The role of community for a sense of wellbeing

In terms of cultural and recreational spaces, urbanists emphasise the importance of communality and the need to create centres of gravity, which would inspire people to nurture them themselves.

“I believe that feelings of communality, socialisation, and integration in society are crucial for people’s wellbeing in their living environment. As such, these are aspects that are truly important to encourage in residential districts. A good primary boost could be certain areas intended for communities, but this doesn’t necessarily have to be buildings – it could be pavilions, resting areas or active leisure zones with exercise equipment, or even a small library. What is most important is to discern the needs of every individual community and find out what they specifically need,” D. Baltrušaitis says.

According to the specialist, when resolving the lack of cultural infrastructure, one shouldn’t think only of monuments and sculptures.

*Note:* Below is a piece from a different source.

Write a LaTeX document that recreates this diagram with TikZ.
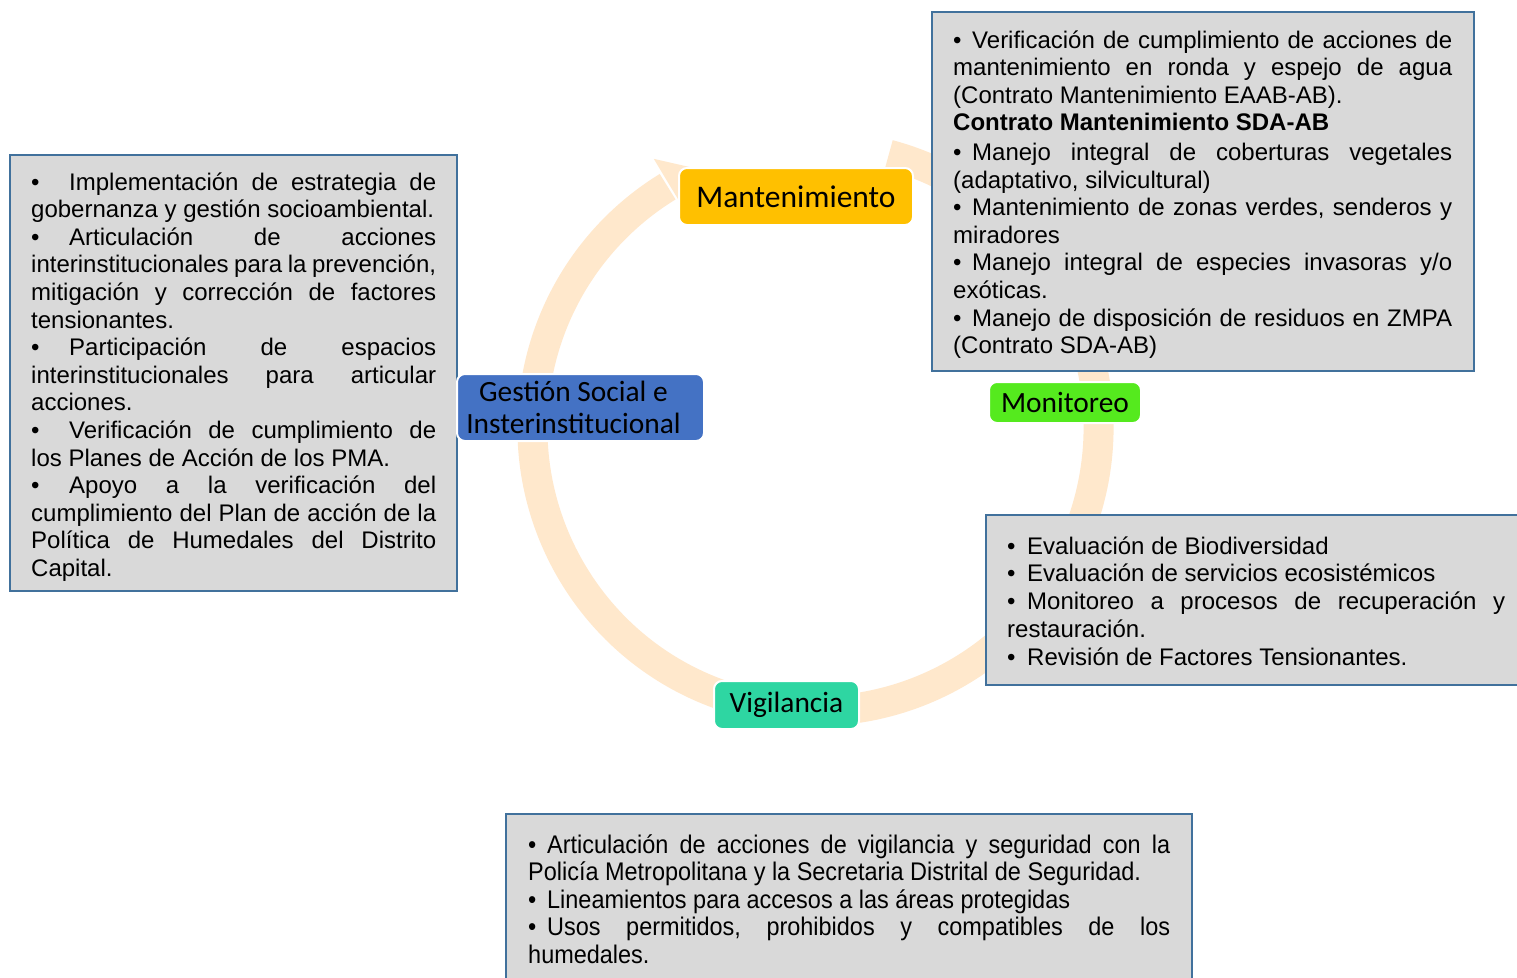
\documentclass[tikz,border=0pt]{standalone}
\usepackage{fontspec}
\setmainfont{Liberation Sans}
\newfontfamily\calib{Carlito}
\newfontfamily\narrowf[FakeStretch=0.92]{Liberation Sans}
\usetikzlibrary{calc}
\definecolor{ringc}{RGB}{255,232,204}
\definecolor{boxfill}{RGB}{217,217,217}
\definecolor{boxline}{RGB}{65,113,156}
\definecolor{mantc}{RGB}{255,192,0}
\definecolor{monic}{RGB}{85,234,30}
\definecolor{gestc}{RGB}{68,114,196}
\definecolor{vigic}{RGB}{46,214,162}
\frenchspacing
\hbadness=10000
\hfuzz=20pt
\newlength\lw
\newcommand\justl[1]{\hbox to\lw{\spaceskip=.278em plus 1fil minus .12em\relax #1}}
\newcommand\natl[1]{\hbox{#1}}
\newcommand\bulA{\makebox[38pt][l]{•}}
\newcommand\bulB{\makebox[19pt][l]{•}}
\newcommand\bulC{\makebox[20pt][l]{•}}
\newcommand\bulD{\makebox[19pt][l]{•}}
\tikzset{
  tbox/.style={draw=boxline, fill=boxfill, line width=2.5pt},
  lab/.style={draw=white, line width=2pt, rounded corners=8pt, inner sep=0pt, text=black, font=\calib\fontsize{29.4}{32}\selectfont},
  ringline/.style={draw=ringc, line width=30pt},
  txt/.style={anchor=base west, inner sep=0pt, text=black}
}
\begin{document}
\begin{tikzpicture}[x=1pt,y=-1pt]
\useasboundingbox (0,0) rectangle (1517,977);
\clip (0,0) rectangle (1517,977);
\fill[white] (0,0) rectangle (1517,977);
% ring
\coordinate (C) at (815.5,428);
\coordinate (rs) at ($(C)+(75:283pt)$);
\draw[ringline] (rs) arc[start angle=75, end angle=-238.5, radius=283pt];
\coordinate (hw1) at ($(C)+(121:252pt)$);
\coordinate (hw2) at ($(C)+(121:314pt)$);
\coordinate (ht) at ($(C)+(114:283pt)$);
\fill[ringc] (hw1) -- (hw2) -- (ht) -- cycle;
% text boxes
\draw[tbox] (10,155) rectangle (457,591);
\node[txt] (tl) at (31,190) {\fontsize{24}{27.6}\selectfont\setlength\lw{405pt}\parbox[t]{405pt}{\baselineskip=27.6pt
\justl{\bulA Implementación de estrategia de}
\natl{gobernanza y gestión socioambiental.}
\justl{\bulA Articulación de acciones}
\justl{interinstitucionales para la prevención,}
\justl{mitigación y corrección de factores}
\natl{tensionantes.}
\justl{\bulA Participación de espacios}
\justl{interinstitucionales para articular}
\natl{acciones.}
\justl{\bulA Verificación de cumplimiento de}
\natl{los Planes de Acción de los PMA.}
\justl{\bulA Apoyo a la verificación del}
\justl{cumplimiento del Plan de acción de la}
\justl{Política de Humedales del Distrito}
\natl{Capital.}}};
\draw[tbox] (932,12) rectangle (1474,371);
\node[txt] (tr) at (953,48) {\fontsize{24}{27.6}\selectfont\setlength\lw{499pt}\parbox[t]{499pt}{\baselineskip=27.6pt
\justl{\bulB Verificación de cumplimiento de acciones de}
\justl{mantenimiento en ronda y espejo de agua}
\natl{(Contrato Mantenimiento EAAB-AB).}
\natl{\bfseries Contrato Mantenimiento SDA-AB}
\vskip2pt
\justl{\bulB Manejo integral de coberturas vegetales}
\natl{(adaptativo, silvicultural)}
\justl{\bulB Mantenimiento de zonas verdes, senderos y}
\natl{miradores}
\justl{\bulB Manejo integral de especies invasoras y/o}
\natl{exóticas.}
\justl{\bulB Manejo de disposición de residuos en ZMPA}
\natl{(Contrato SDA-AB)}}};
\draw[tbox] (986,515) rectangle (1530,685);
\node[txt] (rm) at (1007,554) {\fontsize{24}{27.75}\selectfont\setlength\lw{498pt}\parbox[t]{498pt}{\baselineskip=27.75pt
\natl{\bulC Evaluación de Biodiversidad}
\natl{\bulC Evaluación de servicios ecosistémicos}
\justl{\bulC Monitoreo a procesos de recuperación y}
\natl{restauración.}
\natl{\bulC Revisión de Factores Tensionantes.}}};
\draw[tbox] (506,814) rectangle (1192,990);
\node[txt] (bt) at (528,853) {\narrowf\fontsize{25.5}{27.5}\selectfont\setlength\lw{642pt}\parbox[t]{642pt}{\baselineskip=27.5pt
\justl{\bulD Articulación de acciones de vigilancia y seguridad con la}
\natl{Policía Metropolitana y la Secretaria Distrital de Seguridad.}
\natl{\bulD Lineamientos para accesos a las áreas protegidas}
\justl{\bulD Usos permitidos, prohibidos y compatibles de los}
\natl{humedales.}}};
% labels
\node[lab, fill=mantc, minimum width=234pt, minimum height=57pt, font=\calib\fontsize{31.5}{34}\selectfont] (mant) at (796,196.5) {Mantenimiento};
\node[lab, fill=monic, minimum width=152pt, minimum height=41pt] (moni) at (1065,402.5) {Monitoreo};
\node[lab, fill=gestc, minimum width=247pt, minimum height=67pt] (gest) at (580.5,407.5) {};
\node[inner sep=0pt, align=center, text=black, font=\calib\fontsize{29.4}{32}\selectfont] (gestt) at (573.5,407.5) {Gestión Social e\\Insterinstitucional};
\node[lab, fill=vigic, minimum width=145pt, minimum height=48pt] (vigi) at (786.5,705) {Vigilancia};
\end{tikzpicture}
\end{document}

This also includes various architectural interventions and other solutions, which could also encourage communality.

“This could be even setting up a city garden or multifunctional pavilions, which would satisfy the needs of communities, and would allow for various activities,” the urbanist notes.

According to M. Marozas, most such solutions do not demand much investment.

“This is because the most valuable moments are simple and pleasant traditions or initiatives, which show that people are cared for. For example, this could be a book-sharing stand or similar small initiatives, which show that a creative and harmonious community resides in the district,” M. Marozas states.

The Spinter Tyrimai survey consulted 1,006 residents of Vilnius on their satisfaction with their home districts.